Even as the election nears, students still have at least one more opportunity to meet all the candidates and settle on who might best represent such a diverse ward. A candidate debate, sponsored by the New Haven Action Fund, is planned for tonight at 7:30 p.m. in the Morse common room. All four candidates are expected to attend.

Thorpe and Morehead are joined in the race by community organizer Lisa Hopkins and corrections officer and football coach Reggie Lytle. While Thorpe is well-known in Ward 22, having run unsuccessfully against King in 2005, the other three candidates are relative political newcomers. And with the usually low overall turnout in Ward 22 — which may be amplified come Monday by the fact that special elections tend to draw relatively few voters — elections in the ward are typically difficult to predict in advance.
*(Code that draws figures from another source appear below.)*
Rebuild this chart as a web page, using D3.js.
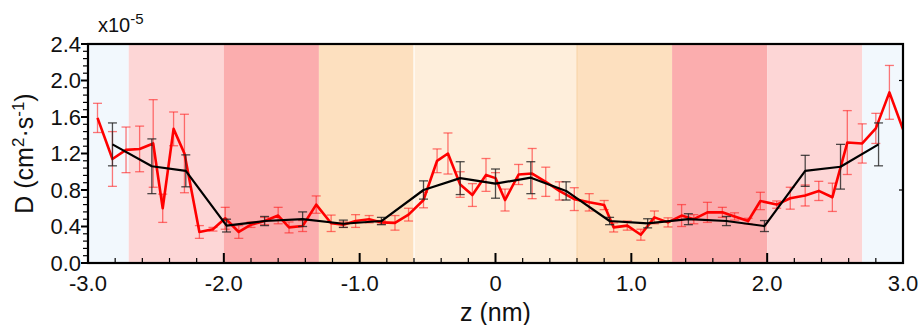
<!DOCTYPE html>
<html>
<head>
<meta charset="utf-8">
<script src="https://cdn.jsdelivr.net/npm/d3@7"></script>
<style>
  body { margin: 0; background: #fff; }
  svg text { font-family: "Liberation Sans", Arial, Helvetica, sans-serif; fill: #111; }
</style>
</head>
<body>
<div id="canvas"></div>
<script>
// region edges along z (nm) for the shaded background
const bandEdges = [-3.0, -2.7, -2.0, -1.3, -0.6, 0.6, 1.3, 2.0, 2.7, 3.0];
const bandColors = ["#f2f8fd", "#fdd6d6", "#fbadae", "#fde0bf", "#feeedb", "#fde0bf", "#fbadae", "#fdd6d6", "#f2f8fd"];

// red series (fine sampling), D in units of 1e-5 cm^2/s
const redZ = [-2.93, -2.82, -2.72, -2.62, -2.52, -2.45, -2.37, -2.29, -2.18, -2.08,
  -1.99, -1.89, -1.80, -1.70, -1.60, -1.52, -1.42, -1.32, -1.21, -1.12,
  -1.03, -0.93, -0.84, -0.74, -0.64, -0.53, -0.43, -0.35, -0.26, -0.17,
  -0.07, 0.00, 0.07, 0.17, 0.27, 0.37, 0.47, 0.58, 0.69, 0.80,
  0.87, 0.97, 1.07, 1.17, 1.27, 1.37, 1.46, 1.56, 1.67, 1.76,
  1.86, 1.95, 2.07, 2.17, 2.28, 2.38, 2.48, 2.59, 2.70, 2.80,
  2.90, 3.00];
const redD = [1.59, 1.14, 1.24, 1.25, 1.31, 0.60, 1.47, 1.20, 0.34, 0.37,
  0.49, 0.34, 0.42, 0.46, 0.52, 0.39, 0.405, 0.64, 0.435, 0.42,
  0.46, 0.48, 0.445, 0.44, 0.53, 0.69, 1.12, 1.20, 0.86, 0.745,
  0.965, 0.93, 0.69, 0.97, 0.98, 0.89, 0.79, 0.70, 0.665, 0.635,
  0.39, 0.41, 0.31, 0.50, 0.445, 0.52, 0.48, 0.555, 0.555, 0.51,
  0.46, 0.68, 0.64, 0.71, 0.74, 0.79, 0.72, 1.32, 1.31, 1.475,
  1.87, 1.465];
const redErr = [0.16, 0.30, 0.25, 0.25, 0.48, 0.155, 0.185, 0.43, 0.07, 0.02,
  0.12, 0.07, 0.03, 0.04, 0.09, 0.06, 0.06, 0.095, 0.09, 0.03,
  0.07, 0.04, 0.02, 0.08, 0.07, 0.085, 0.13, 0.225, 0.14, 0.125,
  0.18, 0.06, 0.12, 0.11, 0.275, 0.16, 0.10, 0.125, 0.095, 0.05,
  0.05, 0.05, 0.06, 0.07, 0.05, 0.12, 0.05, 0.11, 0.055, 0.04,
  0.03, 0.095, 0.04, 0.12, 0.115, 0.105, 0.155, 0.35, 0.215, 0.165,
  0.295, 0];

// black series (coarse sampling)
const blackZ = [-2.82, -2.53, -2.28, -1.98, -1.70, -1.42, -1.12, -0.84, -0.53, -0.26, 0.00,
  0.26, 0.52, 0.84, 1.12, 1.42, 1.70, 1.98, 2.28, 2.54, 2.82];
const blackD = [1.30, 1.06, 1.01, 0.41, 0.46, 0.48, 0.43, 0.46, 0.80, 0.93, 0.87,
  0.935, 0.79, 0.46, 0.435, 0.48, 0.46, 0.405, 1.01, 1.055, 1.30];
const blackErr = [0.235, 0.30, 0.175, 0.07, 0.05, 0.08, 0.04, 0.04, 0.10, 0.18, 0.16,
  0.175, 0.10, 0.04, 0.05, 0.06, 0.05, 0.06, 0.17, 0.245, 0.235];

const xTicks = [-3, -2, -1, 0, 1, 2, 3];
const xTickLabels = ["-3.0", "-2.0", "-1.0", "0", "1.0", "2.0", "3.0"];
const yTicks = [0, 0.4, 0.8, 1.2, 1.6, 2.0, 2.4];
const yTickLabels = ["0.0", "0.4", "0.8", "1.2", "1.6", "2.0", "2.4"];
const yRightTicks = [0.8, 2.0];

const margin = {top: 44, right: 16, bottom: 62, left: 88},
    width = 919 - margin.left - margin.right,
    height = 325 - margin.top - margin.bottom;

const svg = d3.select("#canvas")
    .append("svg")
    .attr("width", 919)
    .attr("height", 325)
    .append("g")
    .attr("transform", "translate(" + margin.left + "," + margin.top + ")");

const x = d3.scaleLinear().domain([-3, 3]).range([0, width]);
const y = d3.scaleLinear().domain([0, 2.4]).range([height, 0]);

svg.append("defs").append("clipPath").attr("id", "plotclip")
    .append("rect").attr("width", width).attr("height", height);

// background bands
svg.append("g").selectAll("rect")
    .data(bandColors)
    .join("rect")
    .attr("x", (c, i) => x(bandEdges[i]))
    .attr("y", 0)
    .attr("width", (c, i) => x(bandEdges[i + 1]) - x(bandEdges[i]))
    .attr("height", height)
    .attr("fill", c => c);

// thin separators seen in the picture
svg.append("line").attr("x1", x(-0.6)).attr("x2", x(-0.6)).attr("y1", 0).attr("y2", height)
    .attr("stroke", "#ffffff").attr("stroke-width", 1.2);
svg.append("line").attr("x1", x(0.6)).attr("x2", x(0.6)).attr("y1", 0).attr("y2", height)
    .attr("stroke", "#f8d2a4").attr("stroke-width", 1);

const plot = svg.append("g").attr("clip-path", "url(#plotclip)");

function errorBars(g, zs, ds, es, color, opacity) {
    const cap = 4.5;
    const eg = g.append("g").attr("stroke", color).attr("stroke-opacity", opacity).attr("stroke-width", 1.3);
    zs.forEach((z, i) => {
        if (!es[i]) return;
        const cx = x(z), top = y(ds[i] + es[i]), bot = y(ds[i] - es[i]);
        eg.append("line").attr("x1", cx).attr("x2", cx).attr("y1", top).attr("y2", bot);
        eg.append("line").attr("x1", cx - cap).attr("x2", cx + cap).attr("y1", top).attr("y2", top);
        eg.append("line").attr("x1", cx - cap).attr("x2", cx + cap).attr("y1", bot).attr("y2", bot);
    });
}

const line = d3.line().x(d => x(d[0])).y(d => y(d[1]));

errorBars(plot, redZ, redD, redErr, "#ff2020", 0.6);
plot.append("path")
    .datum(redZ.map((z, i) => [z, redD[i]]))
    .attr("d", line)
    .attr("fill", "none")
    .attr("stroke", "#ff0000")
    .attr("stroke-width", 2.6)
    .attr("stroke-linejoin", "round");

errorBars(plot, blackZ, blackD, blackErr, "#222222", 0.8);
plot.append("path")
    .datum(blackZ.map((z, i) => [z, blackD[i]]))
    .attr("d", line)
    .attr("fill", "none")
    .attr("stroke", "#000000")
    .attr("stroke-width", 2.2)
    .attr("stroke-linejoin", "round");

// x axis: ticks pointing inward
const xAxisG = svg.append("g");
d3.range(-3, 3.001, 0.2).forEach(t => {
    const major = Math.abs(t - Math.round(t)) < 1e-6;
    xAxisG.append("line")
        .attr("x1", x(t)).attr("x2", x(t))
        .attr("y1", height).attr("y2", height - (major ? 10 : 5))
        .attr("stroke", "#000").attr("stroke-width", major ? 2 : 1.2);
});
xAxisG.selectAll("text")
    .data(xTicks)
    .join("text")
    .attr("x", d => x(d))
    .attr("y", height + 28)
    .attr("text-anchor", "middle")
    .style("font-size", "22px")
    .text((d, i) => xTickLabels[i]);

// y axis: ticks pointing outward
const yAxisG = svg.append("g");
d3.range(0, 2.4001, 0.08).forEach(t => {
    const major = Math.abs(t / 0.4 - Math.round(t / 0.4)) < 1e-6;
    yAxisG.append("line")
        .attr("x1", 0).attr("x2", major ? -7 : -5)
        .attr("y1", y(t)).attr("y2", y(t))
        .attr("stroke", "#000").attr("stroke-width", major ? 2 : 1.2);
});
yAxisG.selectAll("text")
    .data(yTicks)
    .join("text")
    .attr("x", -7)
    .attr("y", d => y(d))
    .attr("dy", "0.36em")
    .attr("text-anchor", "end")
    .style("font-size", "22px")
    .text((d, i) => yTickLabels[i]);

// right side ticks
svg.append("g").selectAll("line")
    .data(yRightTicks)
    .join("line")
    .attr("x1", width).attr("x2", width - 4)
    .attr("y1", d => y(d)).attr("y2", d => y(d))
    .attr("stroke", "#000").attr("stroke-width", 1.2);

// frame
svg.append("rect")
    .attr("width", width).attr("height", height)
    .attr("fill", "none").attr("stroke", "#000").attr("stroke-width", 2.2);

// scale factor label
const sf = svg.append("text")
    .attr("x", 10)
    .attr("y", -12)
    .style("font-size", "20px");
sf.append("tspan").text("x10");
sf.append("tspan").attr("dy", -8).style("font-size", "15px").text("-5");

// axis titles
svg.append("text")
    .attr("x", width / 2)
    .attr("y", height + 58)
    .attr("text-anchor", "middle")
    .style("font-size", "25px")
    .text("z (nm)");

const yt = svg.append("text")
    .attr("transform", "translate(" + (-55) + "," + (height / 2) + ") rotate(-90)")
    .attr("text-anchor", "middle")
    .style("font-size", "25px");
yt.append("tspan").text("D (cm");
yt.append("tspan").attr("dy", -9).style("font-size", "17px").text("2");
yt.append("tspan").attr("dy", 9).text("·s");
yt.append("tspan").attr("dy", -9).style("font-size", "17px").text("-1");
yt.append("tspan").attr("dy", 9).text(")");
</script>
</body>
</html>
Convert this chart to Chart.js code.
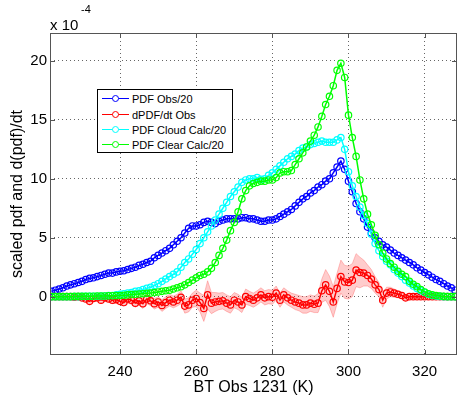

Also difficult to predict is Yale student turnout, in part because of the location of Ward 22’s polling place. To vote in the special election, students must travel to Wexler-Grant School at 55 Foote St., located up Dixwell Avenue about a half-mile away from the Yale campus. To help students get to the polls, the College Democrats will provide transportation from Morse, Stiles and Swing Space and from Timothy Dwight to the polling place from 6 a.m. to 8 p.m. next Monday, Kafka said.

No matter how many Yale students make it to the polls or how the election turns out, the winner next Monday will not have much time to bask in his or her newfound aldermanic glory. All 30 members of the Board of Aldermen, who serve two-year terms, are up for re-election in November.